As a black person in America, it is increasingly evident that I have no other choice but to view the police as an organized gang, sanctioned by the government. I honestly couldn’t tell you what would scare me more—being surrounded by the boys in blue or the Crips in blue. This is not to say that all police officers are criminals, but it is to say that, as a black man, when confronted by a police officer, I cannot assume under any circumstances that this officer will honor my life and respect the God whose image it bears by not seeking to hurt or kill me. It saddens me to say this, but it is true.
Admittedly, some part of me wants to clock out and cowardly disengage from the now all too frequent reports of police misconduct. Why, you ask? Because the problem of police brutality is complex, and solving it requires the ones who have all the power—the politicians, the judicial system, the police departments, and the officers themselves—to admit that there is even a problem in the first place. And the powers that be have, by their action, refused to acknowledge the problem. So with each officer’s acquittal, with each grand jury decision not to even bring an indictment, I lose a little hope for a brighter day. The temptation to throw my hands up in hopeless despair is at an all-time high.

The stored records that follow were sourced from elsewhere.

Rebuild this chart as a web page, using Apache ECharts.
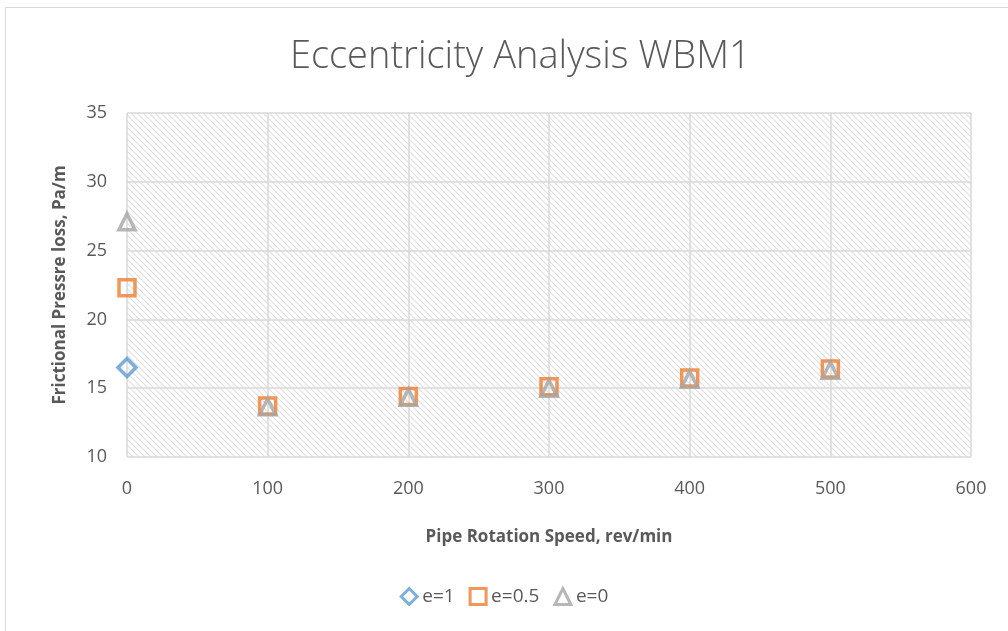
<!DOCTYPE html>
<html>
<head>
<meta charset="utf-8">
<script src="https://cdn.jsdelivr.net/npm/echarts@6/dist/echarts.min.js"></script>
<style>
html, body { margin: 0; padding: 0; background: #fff; }
#frame { position: absolute; left: 5px; top: 7px; width: 1010px; height: 630px; border: 1px solid #d9d9d9; box-sizing: border-box; }
#chart { position: absolute; left: 0; top: 0; width: 1008px; height: 631px; }
</style>
</head>
<body>
<div id="frame"></div>
<div id="chart"></div>
<script>
const speeds = [0, 100, 200, 300, 400, 500];
const e1 = [16.5];
const e05 = [22.3, 13.7, 14.4, 15.1, 15.75, 16.4];
const e0 = [27.1, 13.65, 14.35, 15.0, 15.65, 16.3];
const seriesNames = ['e=1', 'e=0.5', 'e=0'];

// diagonal hatch for the plot area
function hatch() {
    const c = document.createElement('canvas');
    c.width = 6; c.height = 6;
    const g = c.getContext('2d');
    g.strokeStyle = '#e0e0e0';
    g.lineWidth = 1.2;
    g.beginPath();
    g.moveTo(-1, -1); g.lineTo(7, 7);
    g.moveTo(-1, 5); g.lineTo(1, 7);
    g.moveTo(5, -1); g.lineTo(7, 1);
    g.stroke();
    return c;
}

function pairs(vals) {
    return vals.map((v, i) => [speeds[i], v]);
}

const chart = echarts.init(document.getElementById('chart'));
const font = "'Open Sans', 'Liberation Sans', sans-serif";

const option = {
    title: {
        text: 'Eccentricity Analysis WBM1',
        left: 285,
        top: 33,
        textStyle: { fontFamily: font, fontSize: 38, fontWeight: 300, color: '#595959' }
    },
    legend: {
        bottom: 20,
        left: 'center',
        itemWidth: 16,
        itemHeight: 16,
        itemGap: 14,
        textStyle: { fontFamily: font, fontSize: 19, color: '#595959' },
        data: seriesNames
    },
    grid: {
        left: 127,
        right: 37,
        top: 113,
        bottom: 174,
        show: true,
        borderWidth: 0,
        backgroundColor: { image: hatch(), repeat: 'repeat' }
    },
    xAxis: {
        type: 'value',
        min: 0,
        max: 600,
        interval: 100,
        name: 'Pipe Rotation Speed, rev/min',
        nameLocation: 'middle',
        nameGap: 72,
        nameTextStyle: { fontFamily: font, fontSize: 17, fontWeight: 'bold', color: '#595959' },
        axisLine: { show: false },
        axisTick: { show: false },
        axisLabel: { fontFamily: font, fontSize: 18, color: '#595959', margin: 23 },
        splitLine: { show: true, lineStyle: { color: '#d9d9d9', width: 1.5 } }
    },
    yAxis: {
        type: 'value',
        min: 10,
        max: 35,
        interval: 5,
        name: 'Frictional Pressre loss, Pa/m',
        nameLocation: 'middle',
        nameGap: 58,
        nameTextStyle: { fontFamily: font, fontSize: 17, fontWeight: 'bold', color: '#595959' },
        axisLine: { show: false },
        axisTick: { show: false },
        axisLabel: { fontFamily: font, fontSize: 18, color: '#595959', margin: 20 },
        splitLine: { show: true, lineStyle: { color: '#d9d9d9', width: 1.5 } }
    },
    series: [
        {
            name: seriesNames[0],
            type: 'scatter',
            symbol: 'diamond',
            symbolSize: 18,
            data: pairs(e1),
            itemStyle: { color: 'rgba(255,255,255,0)', borderColor: '#5b9bd5', borderWidth: 3.5 }
        },
        {
            name: seriesNames[1],
            type: 'scatter',
            symbol: 'rect',
            symbolSize: 16,
            data: pairs(e05),
            itemStyle: { color: 'rgba(255,255,255,0)', borderColor: '#ed7d31', borderWidth: 3.5 }
        },
        {
            name: seriesNames[2],
            type: 'scatter',
            symbol: 'triangle',
            symbolSize: 16,
            data: pairs(e0),
            itemStyle: { color: 'rgba(255,255,255,0)', borderColor: '#a5a5a5', borderWidth: 3.5 }
        }
    ]
};

chart.setOption(option);
// legend icons: thicker hollow outlines like the markers
chart.setOption({
    legend: {
        data: [
            { name: seriesNames[0], itemStyle: { color: '#fff', borderColor: '#5b9bd5', borderWidth: 3 } },
            { name: seriesNames[1], itemStyle: { color: '#fff', borderColor: '#ed7d31', borderWidth: 3 } },
            { name: seriesNames[2], itemStyle: { color: '#fff', borderColor: '#a5a5a5', borderWidth: 3 } }
        ]
    }
});
window.addEventListener('resize', () => chart.resize());
</script>
</body>
</html>
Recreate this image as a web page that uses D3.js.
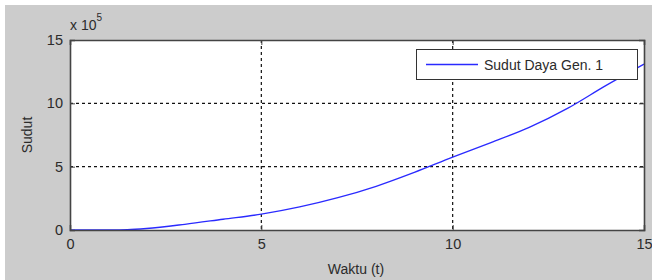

My frustration is compounded as I listen to the same old tired excuses recycled by white conservatives to implicitly justify Sterling’s execution. They exclaim, “Oh, well why did he resist arrest?” “Why did he have a gun on him?” “He’s a convicted felon; he’s no saint.” It seems to me that no person in America gets a more thorough background check than a slain black man at the hands of law enforcement. If a black victim of police aggression once got detention in elementary school for skipping class, conservative media outlets will report it in order to portray him as a thug deserving of death. In the eyes of some whites, a black person who once committed a crime is no longer worthy of having their right to life, liberty, and the pursuit of happiness protected. There is no chance for repentance; no chance for personal redemption—only the lingering assumption of guilt that can at any point justify his unlawful death.
I grow weary.
Sadly, as I observe some of my white brethren in the church—the ones who, unlike the world, know the Lord and His commands—I find even more of a reason for discouragement. Regarding race relations and police brutality, many church leaders and laymen alike range from racist to, at best, apathetic disengagement, choosing instead to criticize the #BlackLivesMatter movement without even asking if the movement raises any legitimate issues concerning the treatment of black people at the hands of police.
Therefore, I am of the opinion that the church is in need of another major Reformation, not one centered on the doctrine of Justification, but one centered on the doctrine that all people have been created in the image and likeness of God. We need a new generation filled with leaders who are willing to nail ninety-five theses to the doors of churches all over America, demanding that we have conversations exploring how we can expound and propagate this truth until it becomes embedded into the very fabric of all of our churches and, by God’s grace, the culture at large. Because all human life must be honored. Should the Lord bring this to pass, we will then create a culture that recognizes black persons as sacred. Until black bodies are recognized as possessing the same image of God as white bodies, the problem of police brutality will continue.